Из письма Мана Рэя также следует, что, несмотря на всеобщее стремление уместить историю нью-йоркского дада в просветы между этой мужской троицей и их работами (особенно реди-мейдами Дюшана), существует некое тело (его, как сказал бы Мишель Фуко, «язык метит, а идеи – растворяют» 3), воплощающее и одновременно – в перформативных, жизненных своих проявлениях – беспощадно разрушающее дадаистское течение изнутри.
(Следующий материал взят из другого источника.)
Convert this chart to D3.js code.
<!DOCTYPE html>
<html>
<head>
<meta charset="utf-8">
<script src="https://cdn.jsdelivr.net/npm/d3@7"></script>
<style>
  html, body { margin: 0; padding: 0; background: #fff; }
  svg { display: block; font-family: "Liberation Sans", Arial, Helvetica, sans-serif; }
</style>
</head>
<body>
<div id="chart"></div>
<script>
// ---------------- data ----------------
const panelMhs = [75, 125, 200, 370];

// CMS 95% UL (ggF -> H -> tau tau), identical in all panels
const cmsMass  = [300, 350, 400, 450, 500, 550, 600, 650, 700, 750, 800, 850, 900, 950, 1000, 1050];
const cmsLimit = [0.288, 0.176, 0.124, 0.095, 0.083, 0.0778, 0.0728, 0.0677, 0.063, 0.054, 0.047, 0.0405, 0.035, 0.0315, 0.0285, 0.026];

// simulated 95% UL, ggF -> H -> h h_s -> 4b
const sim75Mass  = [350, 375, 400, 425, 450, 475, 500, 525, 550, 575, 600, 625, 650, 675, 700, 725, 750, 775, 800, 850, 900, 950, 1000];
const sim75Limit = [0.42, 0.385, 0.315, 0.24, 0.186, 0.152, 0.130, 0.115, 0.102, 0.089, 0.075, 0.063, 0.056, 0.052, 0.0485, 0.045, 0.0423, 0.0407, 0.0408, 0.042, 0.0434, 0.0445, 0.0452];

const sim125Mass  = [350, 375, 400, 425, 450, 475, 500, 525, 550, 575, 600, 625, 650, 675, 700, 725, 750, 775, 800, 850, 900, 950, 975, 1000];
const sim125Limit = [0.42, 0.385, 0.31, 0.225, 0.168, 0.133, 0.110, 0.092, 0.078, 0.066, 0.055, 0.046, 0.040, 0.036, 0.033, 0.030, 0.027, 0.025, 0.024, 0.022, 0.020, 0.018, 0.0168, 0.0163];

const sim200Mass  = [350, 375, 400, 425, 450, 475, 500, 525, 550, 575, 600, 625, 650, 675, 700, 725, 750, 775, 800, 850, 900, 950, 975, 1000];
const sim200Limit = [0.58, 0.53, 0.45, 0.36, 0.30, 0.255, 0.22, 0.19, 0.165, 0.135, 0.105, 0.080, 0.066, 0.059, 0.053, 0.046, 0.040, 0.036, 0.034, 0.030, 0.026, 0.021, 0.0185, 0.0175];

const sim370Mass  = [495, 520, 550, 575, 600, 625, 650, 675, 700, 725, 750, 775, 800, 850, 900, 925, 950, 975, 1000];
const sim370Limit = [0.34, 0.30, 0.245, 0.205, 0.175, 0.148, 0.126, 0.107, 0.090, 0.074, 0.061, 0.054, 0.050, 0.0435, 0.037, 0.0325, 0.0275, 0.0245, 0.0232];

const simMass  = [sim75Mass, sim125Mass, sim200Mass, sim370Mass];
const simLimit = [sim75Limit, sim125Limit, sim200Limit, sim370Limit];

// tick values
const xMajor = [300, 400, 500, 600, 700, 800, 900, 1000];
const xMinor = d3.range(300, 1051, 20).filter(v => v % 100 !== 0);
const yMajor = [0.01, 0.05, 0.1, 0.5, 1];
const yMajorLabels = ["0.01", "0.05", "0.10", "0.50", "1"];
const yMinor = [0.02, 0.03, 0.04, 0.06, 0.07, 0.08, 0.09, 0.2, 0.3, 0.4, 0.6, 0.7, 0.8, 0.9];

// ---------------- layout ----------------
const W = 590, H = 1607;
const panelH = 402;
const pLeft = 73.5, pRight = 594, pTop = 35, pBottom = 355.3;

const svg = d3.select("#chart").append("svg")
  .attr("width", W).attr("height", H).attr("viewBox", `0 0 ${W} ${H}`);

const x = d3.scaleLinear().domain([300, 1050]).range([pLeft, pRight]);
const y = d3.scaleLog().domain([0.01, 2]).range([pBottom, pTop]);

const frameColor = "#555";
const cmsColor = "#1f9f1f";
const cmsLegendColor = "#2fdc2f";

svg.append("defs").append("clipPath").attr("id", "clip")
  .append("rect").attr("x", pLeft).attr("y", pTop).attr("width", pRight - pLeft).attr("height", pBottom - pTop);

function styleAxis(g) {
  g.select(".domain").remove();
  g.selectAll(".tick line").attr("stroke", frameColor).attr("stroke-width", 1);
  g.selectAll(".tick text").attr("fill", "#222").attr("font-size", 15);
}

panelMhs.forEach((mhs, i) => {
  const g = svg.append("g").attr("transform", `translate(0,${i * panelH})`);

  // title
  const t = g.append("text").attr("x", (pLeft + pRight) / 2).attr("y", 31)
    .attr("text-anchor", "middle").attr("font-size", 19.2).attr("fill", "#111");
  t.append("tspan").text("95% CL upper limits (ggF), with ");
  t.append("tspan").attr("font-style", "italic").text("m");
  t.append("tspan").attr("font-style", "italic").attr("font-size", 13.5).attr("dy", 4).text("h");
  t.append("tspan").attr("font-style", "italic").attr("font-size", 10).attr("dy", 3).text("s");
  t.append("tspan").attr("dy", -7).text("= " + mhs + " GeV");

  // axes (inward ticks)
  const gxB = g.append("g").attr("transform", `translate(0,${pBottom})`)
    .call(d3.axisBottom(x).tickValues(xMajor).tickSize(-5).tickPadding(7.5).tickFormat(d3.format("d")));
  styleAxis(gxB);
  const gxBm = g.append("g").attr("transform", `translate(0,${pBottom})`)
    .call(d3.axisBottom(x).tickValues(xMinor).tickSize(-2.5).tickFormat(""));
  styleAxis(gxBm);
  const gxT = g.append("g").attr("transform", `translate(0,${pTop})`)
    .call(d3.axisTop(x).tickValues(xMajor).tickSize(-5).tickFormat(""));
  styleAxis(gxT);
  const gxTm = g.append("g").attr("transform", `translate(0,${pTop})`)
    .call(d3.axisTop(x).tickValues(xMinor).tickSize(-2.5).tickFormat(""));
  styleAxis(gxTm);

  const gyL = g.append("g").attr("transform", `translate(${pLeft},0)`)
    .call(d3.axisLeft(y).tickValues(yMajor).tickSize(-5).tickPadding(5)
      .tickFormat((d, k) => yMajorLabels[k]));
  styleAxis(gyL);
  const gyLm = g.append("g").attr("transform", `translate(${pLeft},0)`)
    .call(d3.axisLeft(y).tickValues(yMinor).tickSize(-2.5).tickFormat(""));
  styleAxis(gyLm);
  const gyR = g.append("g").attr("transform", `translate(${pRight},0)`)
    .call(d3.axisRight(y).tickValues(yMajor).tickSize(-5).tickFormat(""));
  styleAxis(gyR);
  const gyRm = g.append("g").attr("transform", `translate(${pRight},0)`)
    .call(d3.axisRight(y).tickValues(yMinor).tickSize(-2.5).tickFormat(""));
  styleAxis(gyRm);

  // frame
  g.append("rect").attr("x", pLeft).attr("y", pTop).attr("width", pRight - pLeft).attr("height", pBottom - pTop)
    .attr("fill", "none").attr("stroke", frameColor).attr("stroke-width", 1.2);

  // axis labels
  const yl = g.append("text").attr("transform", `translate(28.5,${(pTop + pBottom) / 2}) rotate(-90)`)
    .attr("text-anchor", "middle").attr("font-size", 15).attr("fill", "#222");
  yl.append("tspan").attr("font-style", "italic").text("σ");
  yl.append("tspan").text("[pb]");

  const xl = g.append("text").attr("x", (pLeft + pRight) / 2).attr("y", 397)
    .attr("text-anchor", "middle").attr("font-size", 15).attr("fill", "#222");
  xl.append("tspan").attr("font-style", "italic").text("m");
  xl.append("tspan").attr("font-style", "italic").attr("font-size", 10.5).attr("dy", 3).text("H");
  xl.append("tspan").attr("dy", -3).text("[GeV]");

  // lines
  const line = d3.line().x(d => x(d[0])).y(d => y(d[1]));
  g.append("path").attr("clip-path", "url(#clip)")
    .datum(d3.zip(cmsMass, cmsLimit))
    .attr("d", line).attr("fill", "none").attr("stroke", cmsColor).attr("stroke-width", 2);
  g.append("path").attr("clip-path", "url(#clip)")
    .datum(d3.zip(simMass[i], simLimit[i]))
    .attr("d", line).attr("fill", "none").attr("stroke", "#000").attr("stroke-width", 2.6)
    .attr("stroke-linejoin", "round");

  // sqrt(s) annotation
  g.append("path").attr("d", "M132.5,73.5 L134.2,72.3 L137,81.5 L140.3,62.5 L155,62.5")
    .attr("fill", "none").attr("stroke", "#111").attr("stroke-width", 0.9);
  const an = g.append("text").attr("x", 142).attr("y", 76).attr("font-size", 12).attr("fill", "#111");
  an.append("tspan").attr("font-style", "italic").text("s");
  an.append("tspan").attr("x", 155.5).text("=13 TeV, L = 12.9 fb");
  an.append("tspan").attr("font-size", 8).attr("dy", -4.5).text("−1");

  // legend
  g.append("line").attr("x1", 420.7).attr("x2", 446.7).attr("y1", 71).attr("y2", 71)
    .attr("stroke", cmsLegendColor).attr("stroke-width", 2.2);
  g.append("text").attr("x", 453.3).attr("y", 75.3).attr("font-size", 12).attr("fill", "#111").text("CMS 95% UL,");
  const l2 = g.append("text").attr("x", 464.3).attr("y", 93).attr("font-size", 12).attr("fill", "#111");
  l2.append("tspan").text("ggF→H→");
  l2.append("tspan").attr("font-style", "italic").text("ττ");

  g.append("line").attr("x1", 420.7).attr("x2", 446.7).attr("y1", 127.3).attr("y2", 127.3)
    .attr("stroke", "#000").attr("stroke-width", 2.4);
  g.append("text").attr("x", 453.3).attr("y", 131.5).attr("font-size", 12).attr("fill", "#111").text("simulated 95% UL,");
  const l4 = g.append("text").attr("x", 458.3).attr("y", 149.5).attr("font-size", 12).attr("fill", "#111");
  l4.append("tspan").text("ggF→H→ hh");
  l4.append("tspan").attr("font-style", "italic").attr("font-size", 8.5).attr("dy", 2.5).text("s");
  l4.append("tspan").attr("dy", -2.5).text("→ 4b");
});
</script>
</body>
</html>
Тело это (и населяющий его разум) – баронесса, поэт, автобиограф, художница, натурщица, исполнительница собственной жизни как провокативного культурного перформанса, которую Беренис Эббот некогда весьма метко прозвала «Иисусом Христом и Шекспиром в одном флаконе» – точно так же стало движущей и разрушительной силой для моей истории нью-йоркского дадаизма 4.
Ман Рэй был далеко не единственным из современников баронессы, кто радикализировал собственное представление о нью-йоркском дада (или же отсутствие такового) через её тело. В 1922 году Джейн Хип (она и её партнёрша Маргарет Андерсон печатали тексты баронессы в журнале “Little Review”) назвала баронессу «первым американским дадаистом», заметив, что «это единственный человек на свете, который одевается в дада, любит дада и живёт как дада» 5. В начале 1930-х годов Жорж Юнье даёт баронессе не менее запоминающуюся оценку: «Словно инопланетная императрица, водрузив на голову убор из консервных банок и не обращая ни малейшего внимания на вполне закономерное любопытство прохожих, баронесса фланировала по многолюдным улицам, точно дикий призрак, вырвавшийся из оков» 6. Было в баронессе что-то пугающее, потустороннее, иррациональное — даже для тогдашнего, казалось бы, радикального богемного и авангардного сообщества. Баронесса воплощала, вживую разыгрывала какую-то оголтелую субъективность, которую большинство художников того времени могли лишь исследовать или изображать в работах, и которой многие – как бы они ни стремились подорвать буржуазные устои, провозглашая себя авангардистами, – и вовсе усердно избегали.